[Exercise directions] Report how many lines of the following entries include the string "this"; respond with the number alone.

[Exercise materials]
──────

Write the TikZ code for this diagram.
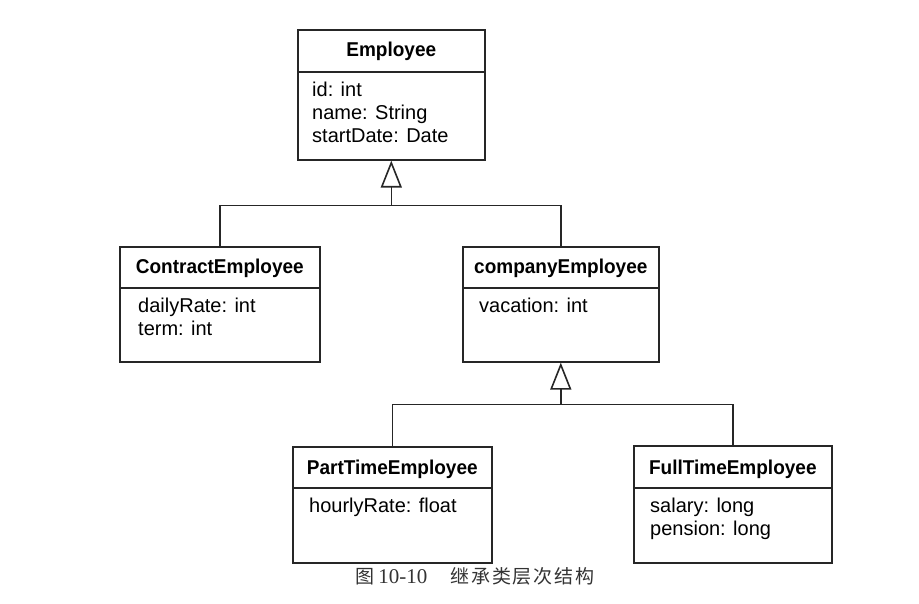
\documentclass[tikz,border=0pt]{standalone}
\usepackage{fontspec}
\setmainfont{Liberation Sans}[BoldFeatures={FakeStretch=0.95}]
\newfontfamily\cjk{Noto Sans CJK SC}
\newfontfamily\capnum{Liberation Serif}
\usetikzlibrary{calc, arrows.meta}

\begin{document}
\begin{tikzpicture}[x=1pt, y=1pt]

	% --- Parametri ---
	\def\titleH{42}  % altezza della riga del nome
	\def\inset{17}   % rientro degli attributi
	\def\attrTop{10} % distanza attributi dal separatore

	% --- Stili ---
	\tikzset{
		classbox/.style={draw=black!85, line width=1.6pt, rectangle, inner sep=0pt, anchor=north west},
		classname/.style={font=\fontsize{20}{23}\selectfont\bfseries, inner sep=0pt, anchor=base},
		attrs/.style={font=\fontsize{20}{23}\selectfont, align=left, inner sep=0pt, anchor=north west},
		conn/.style={draw=black!85, line width=1.6pt},
		inherit/.style={conn, -{Triangle[open, length=27pt, width=21pt, line width=1.6pt]}},
		caption/.style={font=\fontsize{19}{22}\selectfont, text=black!80, inner sep=0pt}
	}

	\useasboundingbox (0,0) rectangle (919,-604);

	% --- Employee ---
	\node[classbox, minimum width=187pt, minimum height=130pt] (emp) at (297,-29) {};
	\draw[conn] ($(emp.north west)+(0,-43)$) -- ($(emp.north east)+(0,-43)$);
	\node[classname] (emp-name) at ($(emp.north)+(0,-28)$) {Employee};
	\node[attrs] (emp-attr) at ($(emp.north west)+(15,-43-\attrTop)$) {id: int\\name: String\\startDate: Date};

	% --- ContractEmployee ---
	\node[classbox, minimum width=200pt, minimum height=115pt] (contract) at (119,-246) {};
	\draw[conn] ($(contract.north west)+(0,-\titleH)$) -- ($(contract.north east)+(0,-\titleH)$);
	\node[classname] (contract-name) at ($(contract.north)+(0,-28)$) {ContractEmployee};
	\node[attrs] (contract-attr) at ($(contract.north west)+(\inset+2,-\titleH-\attrTop)$) {dailyRate: int\\term: int};

	% --- companyEmployee ---
	\node[classbox, minimum width=196pt, minimum height=115pt] (company) at (462,-246) {};
	\draw[conn] ($(company.north west)+(0,-\titleH)$) -- ($(company.north east)+(0,-\titleH)$);
	\node[classname] (company-name) at ($(company.north)+(0,-28)$) {companyEmployee};
	\node[attrs] (company-attr) at ($(company.north west)+(\inset,-\titleH-\attrTop)$) {vacation: int};

	% --- PartTimeEmployee ---
	\node[classbox, minimum width=199pt, minimum height=116pt] (parttime) at (292,-446) {};
	\draw[conn] ($(parttime.north west)+(0,-\titleH)$) -- ($(parttime.north east)+(0,-\titleH)$);
	\node[classname] (parttime-name) at ($(parttime.north)+(0,-28)$) {PartTimeEmployee};
	\node[attrs] (parttime-attr) at ($(parttime.north west)+(\inset,-\titleH-\attrTop)$) {hourlyRate: float};

	% --- FullTimeEmployee ---
	\node[classbox, minimum width=198pt, minimum height=117pt] (fulltime) at (633,-445) {};
	\draw[conn] ($(fulltime.north west)+(0,-\titleH-1)$) -- ($(fulltime.north east)+(0,-\titleH-1)$);
	\node[classname] (fulltime-name) at ($(fulltime.north)+(0,-29)$) {FullTimeEmployee};
	\node[attrs] (fulltime-attr) at ($(fulltime.north west)+(\inset,-\titleH-1-\attrTop)$) {salary: long\\pension: long};

	% --- Generalizzazioni ---
	\coordinate (busA) at ($(emp.south)+(0,-45)$);
	\draw[conn] (contract.north) |- (busA) -| (company.north);
	\draw[inherit] (busA) -- (emp.south);

	\coordinate (busB) at ($(company.south)+(0,-42)$);
	\draw[conn] (parttime.north) |- (busB) -| (fulltime.north);
	\draw[inherit] (busB) -- (company.south);

	% --- Didascalia ---
	\node[caption] (cap) at (475,-576) {{\cjk 图}\hspace{4pt}{\capnum\fontsize{21}{22}\selectfont 10-10}\hspace{23pt}{\cjk\addfontfeature{LetterSpace=10}继承类层次结构}};

\end{tikzpicture}
\end{document}
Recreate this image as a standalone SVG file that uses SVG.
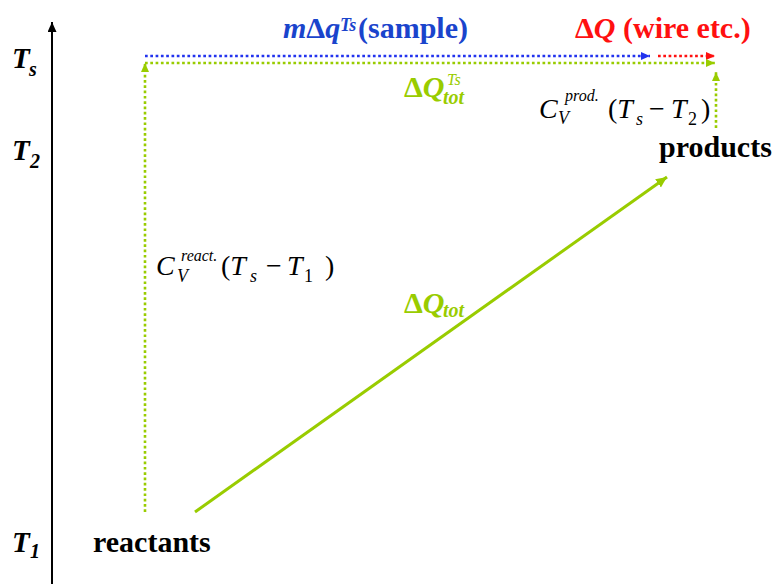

──────

[Task result] 2